Data:
◆ ◆ ◆ ◆ ◆
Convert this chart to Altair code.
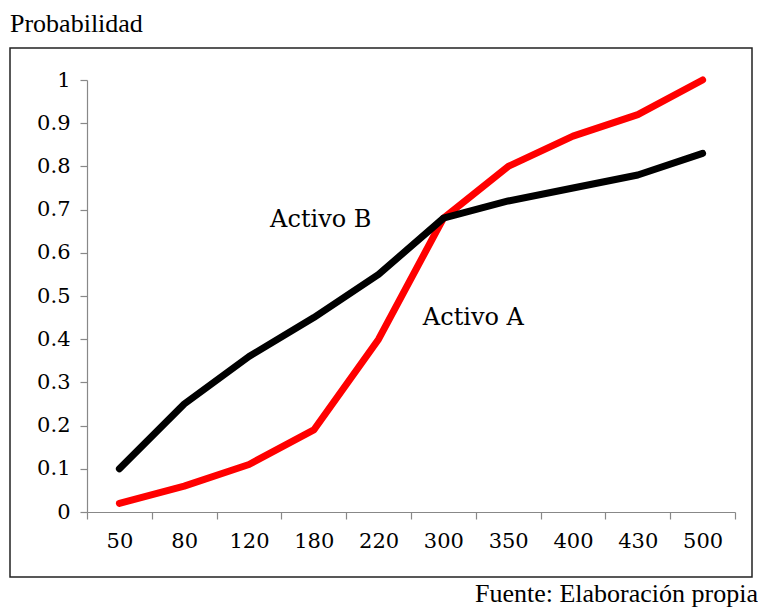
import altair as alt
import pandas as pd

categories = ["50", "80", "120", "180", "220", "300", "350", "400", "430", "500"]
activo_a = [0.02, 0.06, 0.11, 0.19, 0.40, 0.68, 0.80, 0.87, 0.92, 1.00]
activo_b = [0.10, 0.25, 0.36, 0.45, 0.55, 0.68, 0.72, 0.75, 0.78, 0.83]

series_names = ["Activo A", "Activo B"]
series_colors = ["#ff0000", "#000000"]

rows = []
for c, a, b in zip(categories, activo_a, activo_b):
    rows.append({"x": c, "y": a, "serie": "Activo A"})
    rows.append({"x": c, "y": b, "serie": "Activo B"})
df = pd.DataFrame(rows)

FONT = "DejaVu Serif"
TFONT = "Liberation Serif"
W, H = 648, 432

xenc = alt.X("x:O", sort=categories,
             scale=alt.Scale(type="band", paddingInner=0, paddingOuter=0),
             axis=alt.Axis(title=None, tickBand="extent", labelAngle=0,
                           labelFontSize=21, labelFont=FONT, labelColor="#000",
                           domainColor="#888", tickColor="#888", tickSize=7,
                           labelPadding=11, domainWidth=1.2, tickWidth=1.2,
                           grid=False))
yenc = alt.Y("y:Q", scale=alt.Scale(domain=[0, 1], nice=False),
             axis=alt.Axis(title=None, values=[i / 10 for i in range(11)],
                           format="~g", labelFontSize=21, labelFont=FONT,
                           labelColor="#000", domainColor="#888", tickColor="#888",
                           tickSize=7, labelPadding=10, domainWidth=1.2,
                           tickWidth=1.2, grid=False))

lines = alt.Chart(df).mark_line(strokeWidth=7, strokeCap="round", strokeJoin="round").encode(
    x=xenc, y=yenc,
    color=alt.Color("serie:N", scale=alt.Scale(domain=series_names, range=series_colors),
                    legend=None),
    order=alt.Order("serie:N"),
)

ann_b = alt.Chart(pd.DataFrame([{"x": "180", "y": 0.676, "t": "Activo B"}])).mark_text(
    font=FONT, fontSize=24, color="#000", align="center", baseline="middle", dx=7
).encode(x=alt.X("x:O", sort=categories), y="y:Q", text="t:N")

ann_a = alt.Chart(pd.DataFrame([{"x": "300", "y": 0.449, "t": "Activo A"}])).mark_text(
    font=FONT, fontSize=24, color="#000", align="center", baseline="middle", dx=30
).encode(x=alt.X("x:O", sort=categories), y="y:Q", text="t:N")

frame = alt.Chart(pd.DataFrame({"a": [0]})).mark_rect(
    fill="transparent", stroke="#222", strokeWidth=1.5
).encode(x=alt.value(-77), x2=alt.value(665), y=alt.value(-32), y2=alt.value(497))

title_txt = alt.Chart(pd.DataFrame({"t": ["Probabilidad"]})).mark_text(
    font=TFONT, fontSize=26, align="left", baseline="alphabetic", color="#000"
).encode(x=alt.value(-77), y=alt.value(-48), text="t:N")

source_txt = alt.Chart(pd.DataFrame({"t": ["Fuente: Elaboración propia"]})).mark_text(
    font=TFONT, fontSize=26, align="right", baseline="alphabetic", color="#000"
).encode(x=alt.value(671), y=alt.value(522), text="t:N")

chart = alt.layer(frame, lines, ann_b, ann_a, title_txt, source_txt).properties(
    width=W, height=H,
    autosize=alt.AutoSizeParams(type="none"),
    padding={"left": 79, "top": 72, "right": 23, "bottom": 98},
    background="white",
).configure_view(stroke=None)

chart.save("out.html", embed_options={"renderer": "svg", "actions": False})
◆ ◆ ◆ ◆ ◆
What you should do: Skip the pictures, please, and transcribe only the lines from the beginning of the material through the one that contains "W, H = 648, 432".

Result:
Convert this chart to Altair code.
import altair as alt
import pandas as pd

categories = ["50", "80", "120", "180", "220", "300", "350", "400", "430", "500"]
activo_a = [0.02, 0.06, 0.11, 0.19, 0.40, 0.68, 0.80, 0.87, 0.92, 1.00]
activo_b = [0.10, 0.25, 0.36, 0.45, 0.55, 0.68, 0.72, 0.75, 0.78, 0.83]

series_names = ["Activo A", "Activo B"]
series_colors = ["#ff0000", "#000000"]

rows = []
for c, a, b in zip(categories, activo_a, activo_b):
    rows.append({"x": c, "y": a, "serie": "Activo A"})
    rows.append({"x": c, "y": b, "serie": "Activo B"})
df = pd.DataFrame(rows)

FONT = "DejaVu Serif"
TFONT = "Liberation Serif"
W, H = 648, 432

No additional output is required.